4. Partial Year Service: Plan Participants meeting all eligibility requirements hereunder who are employed in an incentive-eligible position for less than the full Fiscal Year will be eligible to receive a discretionary incentive for the Annual Incentives that is prorated from the effective date of participation in the Plan up to and including the last working day of the Fiscal Year and will be eligible to receive Quarterly Incentives if they meet the eligibility criteria set forth herein for the specific fiscal quarter.

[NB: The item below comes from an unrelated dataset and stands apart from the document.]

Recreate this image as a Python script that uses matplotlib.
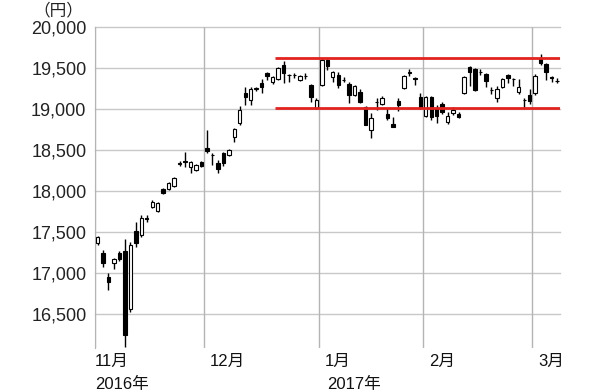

IV. PARTICIPANTS AND INCENTIVE TARGET PERCENTAGE

A. Participants and Incentive Target Percentage. The current Plan Participants in the Plan are those set forth below. The Incentive Target Percentage for each such Participant is a target percentage of each Participant’s base salary as shown below and may be changed at the discretion of the Committee at any time during the Fiscal Year. The actual percentage of base salary eventually paid to any Plan Participant pursuant to the Plan may be smaller or larger than the percentages shown below, depending on the achievement of Corporate and Individual Performance Goals in the Fiscal Year.

 

Plan Participant    Incentive Target Percentage  

CEO

     100

CFO

     50

CTO

     50

Chief Marketing Officer

     50

Senior VP Business Affairs & General Counsel

     50

Vice President Operations

     50

B. At Will Employment. Subject to any written employment agreement or other written agreement between the Company and any employee, (1) the Company is an at-will employer, which means that an employee’s employment can be terminated by an employee or the Company at any time with or without cause, (2) the Company reserves the right to modify an employee’s duties, title or other terms and conditions of employment with or without cause, (3) this Plan cannot and should not be interpreted to alter the at-will nature of the employment relationship between the Company and any Plan Participant and (4) the at-will nature of any employment relationship cannot be modified except in a written document signed by the Company’s CEO or the Committee.